Bateau pirate
Musique / On ignore ce qui pousse comme herbes ou comme légumes sous la pluie abondante de Portland, qui nourrissent tant le talent. Mais le fait est que s'y joue depuis plusieurs années une part importante de ce qui constitue l'avant-garde indépendante du moment. Pas une semaine ne se passe sans qu'on y découvre une nouvelle perle, souvent de pluie, rapport au climat et à l'ambiance. Et, comme dans le cas de Yacht, rarement bling-bling, malgré ce nom fausse-piste qui énonce en réalité une profession de foi : Yacht comme «Young Americans Challenging High Technology». Tripatouilleur de génie, Jonathan Bechtolt, l'homme aux commandes de ce binôme complété par Claire Evans, est une sorte de rejeton surdoué d'Architecture in Helsinki et LCD Soundsystem, de Hot Chip et Animal Collective.

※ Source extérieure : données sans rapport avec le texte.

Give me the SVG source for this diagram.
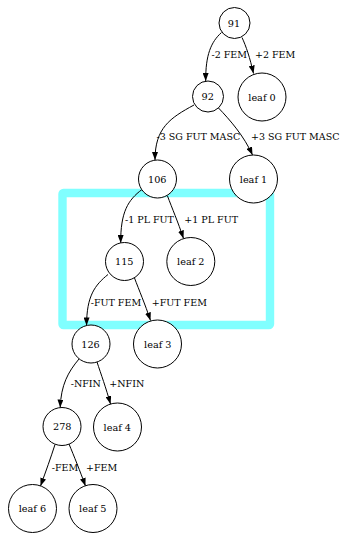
<svg xmlns="http://www.w3.org/2000/svg" width="340" height="533" viewBox="0 0 340 533">
  <style>
    .node circle { fill: #ffffff; stroke: #000000; stroke-width: 1; }
    .node text { font-family: "DejaVu Serif", "Liberation Serif", serif; font-size: 9.7px; fill: #000000; text-anchor: middle; }
    .edge path { fill: none; stroke: #000000; stroke-width: 1; marker-end: url(#arrow); }
    .elabel { font-family: "DejaVu Serif", "Liberation Serif", serif; font-size: 9.5px; fill: #000000; }
    .highlight { fill: none; stroke: #80ffff; stroke-width: 8.4; stroke-linejoin: round; }
  </style>
  <defs>
    <marker id="arrow" markerUnits="userSpaceOnUse" markerWidth="8.5" markerHeight="6" refX="8" refY="3" orient="auto">
      <path d="M0,0 L8,3 L0,6 Z" fill="#000000"/>
    </marker>
  </defs>

  <rect width="340" height="533" fill="#ffffff"/>

  <!-- highlight frame behind the middle subtree -->
  <rect class="highlight" x="62.5" y="193" width="207.5" height="132" rx="1"/>

  <!-- connectors -->
  <g id="edges">
    <g class="edge"><path d="M221.5,32.5 C211,42 205.5,55 205.7,81"/></g>
    <g class="edge"><path d="M242,37.5 C246,46 250,58 253.5,73.5"/></g>
    <g class="edge"><path d="M194,105 C170,118 155,128 155,160"/></g>
    <g class="edge"><path d="M218.5,108 C230,120 244,136 252.5,155"/></g>
    <g class="edge"><path d="M142,189.5 C128,200 120.5,212 120.7,243"/></g>
    <g class="edge"><path d="M167.5,196 C172,208 178,222 183.5,238.5"/></g>
    <g class="edge"><path d="M108,274.5 C95,285 86.5,296 86.6,325.5"/></g>
    <g class="edge"><path d="M134.5,278 C139,290 145,304 150.5,320.5"/></g>
    <g class="edge"><path d="M79,359 C68,372 61,385 60.2,407.5"/></g>
    <g class="edge"><path d="M97,362 C101,374 106,388 110.5,404"/></g>
    <g class="edge"><path d="M55,444.5 C51,457 46,471 40.5,486"/></g>
    <g class="edge"><path d="M69,444 C74,456 80,471 85.5,486"/></g>

    <text class="elabel" x="211.5" y="57.5">-2 FEM</text>
    <text class="elabel" x="255" y="57.5">+2 FEM</text>
    <text class="elabel" x="156.5" y="140">-3 SG FUT MASC</text>
    <text class="elabel" x="251" y="140">+3 SG FUT MASC</text>
    <text class="elabel" x="125" y="223.3">-1 PL FUT</text>
    <text class="elabel" x="184.3" y="223.3">+1 PL FUT</text>
    <text class="elabel" x="90.7" y="306">-FUT FEM</text>
    <text class="elabel" x="151.7" y="306">+FUT FEM</text>
    <text class="elabel" x="70.7" y="387.3">-NFIN</text>
    <text class="elabel" x="109.3" y="387.3">+NFIN</text>
    <text class="elabel" x="51.7" y="470.5">-FEM</text>
    <text class="elabel" x="86" y="470.5">+FEM</text>
  </g>

  <!-- nodes -->
  <g id="n91" class="node"><circle cx="234.5" cy="23" r="15.5"/><text x="234" y="26.5">91</text></g>
  <g id="n92" class="node"><circle cx="208" cy="96.5" r="15.5"/><text x="207.7" y="100">92</text></g>
  <g id="leaf0" class="node"><circle cx="262" cy="97" r="24"/><text x="262" y="100.5">leaf 0</text></g>
  <g id="n106" class="node"><circle cx="157.5" cy="179" r="19"/><text x="157.3" y="182.5">106</text></g>
  <g id="leaf1" class="node"><circle cx="253.5" cy="179" r="24"/><text x="253.5" y="182.5">leaf 1</text></g>
  <g id="n115" class="node"><circle cx="124.5" cy="261.5" r="19"/><text x="124.3" y="265">115</text></g>
  <g id="leaf2" class="node"><circle cx="190.8" cy="261.5" r="24"/><text x="190.8" y="265">leaf 2</text></g>
  <g id="n126" class="node"><circle cx="91" cy="344" r="19"/><text x="90.5" y="347.5">126</text></g>
  <g id="leaf3" class="node"><circle cx="157.5" cy="344" r="24"/><text x="157.8" y="347.5">leaf 3</text></g>
  <g id="n278" class="node"><circle cx="62" cy="426.5" r="19"/><text x="62.3" y="430">278</text></g>
  <g id="leaf4" class="node"><circle cx="117.5" cy="427" r="24"/><text x="117.3" y="430.5">leaf 4</text></g>
  <g id="leaf6" class="node"><circle cx="32.5" cy="508.5" r="24"/><text x="32.4" y="512">leaf 6</text></g>
  <g id="leaf5" class="node"><circle cx="93" cy="508.5" r="24"/><text x="92.8" y="512">leaf 5</text></g>
</svg>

En fait une sorte d'alchimiste qui absorbe tout ce qui lui passe entre et par les oreilles pour le faire ressortir en une sorte d'émulsion électro-pop qui rêverait secrètement de transformer les geeks en «flashdancers». Le résultat, passé au mixer d'une certaine folie musicale et d'un talent de producteur hors-norme, est pour le moins bluffant : en apparence, moins œuvre personnelle (et pourtant...) que compilation déglinguée ou inventaire à la Prévert, la musique de Jona Bechtolt est surtout comme un trésor de pirate, un véhicule de contrebande que le recéleur maquille avec expertise pour le refourguer, plus neuf que neuf. Un sacerdoce de flibuste puisque l'homme prend un malin plaisir à pirater les logiciels avec lesquels il travaille. Un pirate en Yacht, voilà quelqu'un de son époque. Un pirate de l'ère. SD
YachtÀ la Marquise, mardi 13 avril.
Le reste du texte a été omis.